*Stated exercise*
Write out the material again word for word, dropping any images it holds.

*Data extract*
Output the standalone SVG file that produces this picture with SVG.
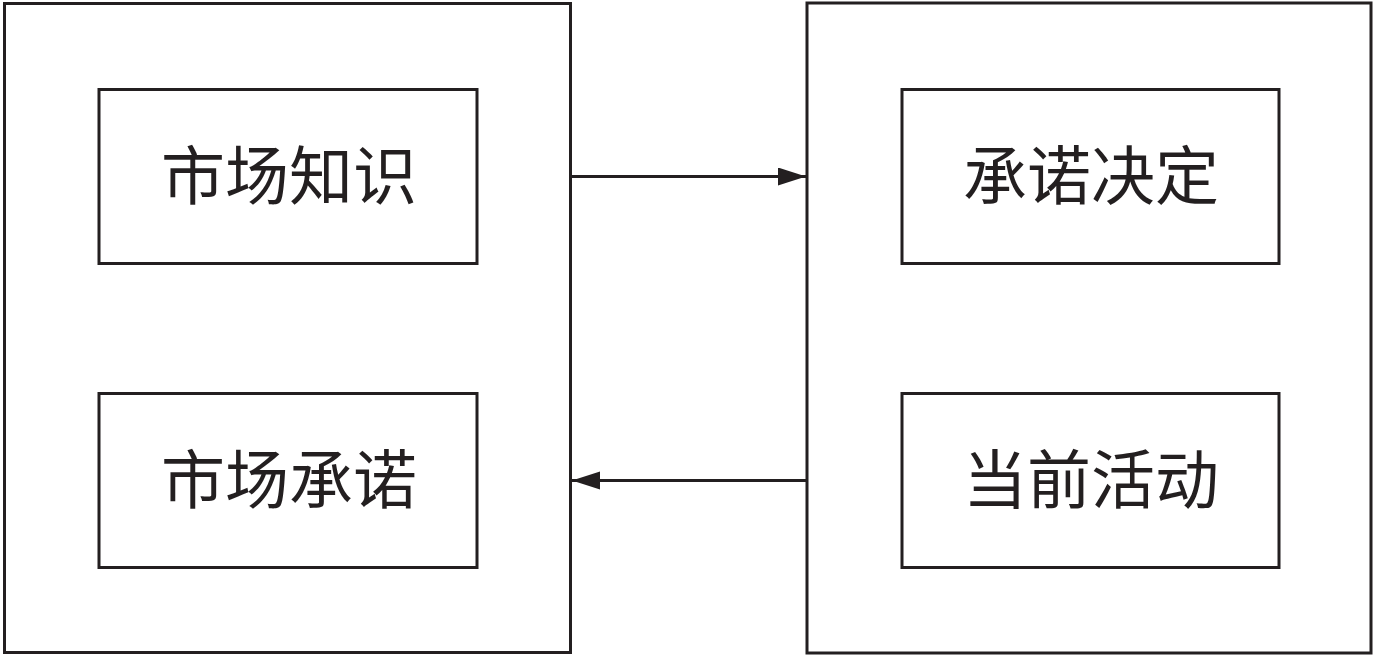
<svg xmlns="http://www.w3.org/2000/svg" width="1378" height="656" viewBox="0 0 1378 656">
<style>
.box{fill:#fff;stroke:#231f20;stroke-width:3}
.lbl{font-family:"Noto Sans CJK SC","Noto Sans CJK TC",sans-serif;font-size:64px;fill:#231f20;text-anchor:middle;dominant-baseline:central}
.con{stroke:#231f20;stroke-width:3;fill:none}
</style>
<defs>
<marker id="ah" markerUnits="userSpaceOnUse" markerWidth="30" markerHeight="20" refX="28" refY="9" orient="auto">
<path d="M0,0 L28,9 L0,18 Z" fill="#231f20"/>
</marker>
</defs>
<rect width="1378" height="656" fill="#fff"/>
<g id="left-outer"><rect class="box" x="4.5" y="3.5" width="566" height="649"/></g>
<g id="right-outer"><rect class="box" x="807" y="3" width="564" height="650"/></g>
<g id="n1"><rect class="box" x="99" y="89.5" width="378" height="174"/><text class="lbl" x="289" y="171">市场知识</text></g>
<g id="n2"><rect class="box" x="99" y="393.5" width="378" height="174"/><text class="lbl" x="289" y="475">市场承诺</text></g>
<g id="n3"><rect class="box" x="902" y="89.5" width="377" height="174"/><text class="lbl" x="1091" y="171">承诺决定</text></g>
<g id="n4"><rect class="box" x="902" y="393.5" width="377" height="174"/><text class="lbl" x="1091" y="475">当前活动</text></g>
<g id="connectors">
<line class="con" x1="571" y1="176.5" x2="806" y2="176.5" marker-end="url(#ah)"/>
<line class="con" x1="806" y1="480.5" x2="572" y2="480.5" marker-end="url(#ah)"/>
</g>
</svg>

*Task output*
Output the standalone SVG file that produces this picture with SVG.
<svg xmlns="http://www.w3.org/2000/svg" width="1378" height="656" viewBox="0 0 1378 656">
<style>
.box{fill:#fff;stroke:#231f20;stroke-width:3}
.lbl{font-family:"Noto Sans CJK SC","Noto Sans CJK TC",sans-serif;font-size:64px;fill:#231f20;text-anchor:middle;dominant-baseline:central}
.con{stroke:#231f20;stroke-width:3;fill:none}
</style>
<defs>
<marker id="ah" markerUnits="userSpaceOnUse" markerWidth="30" markerHeight="20" refX="28" refY="9" orient="auto">
<path d="M0,0 L28,9 L0,18 Z" fill="#231f20"/>
</marker>
</defs>
<rect width="1378" height="656" fill="#fff"/>
<g id="left-outer"><rect class="box" x="4.5" y="3.5" width="566" height="649"/></g>
<g id="right-outer"><rect class="box" x="807" y="3" width="564" height="650"/></g>
<g id="n1"><rect class="box" x="99" y="89.5" width="378" height="174"/><text class="lbl" x="289" y="171">市场知识</text></g>
<g id="n2"><rect class="box" x="99" y="393.5" width="378" height="174"/><text class="lbl" x="289" y="475">市场承诺</text></g>
<g id="n3"><rect class="box" x="902" y="89.5" width="377" height="174"/><text class="lbl" x="1091" y="171">承诺决定</text></g>
<g id="n4"><rect class="box" x="902" y="393.5" width="377" height="174"/><text class="lbl" x="1091" y="475">当前活动</text></g>
<g id="connectors">
<line class="con" x1="571" y1="176.5" x2="806" y2="176.5" marker-end="url(#ah)"/>
<line class="con" x1="806" y1="480.5" x2="572" y2="480.5" marker-end="url(#ah)"/>
</g>
</svg>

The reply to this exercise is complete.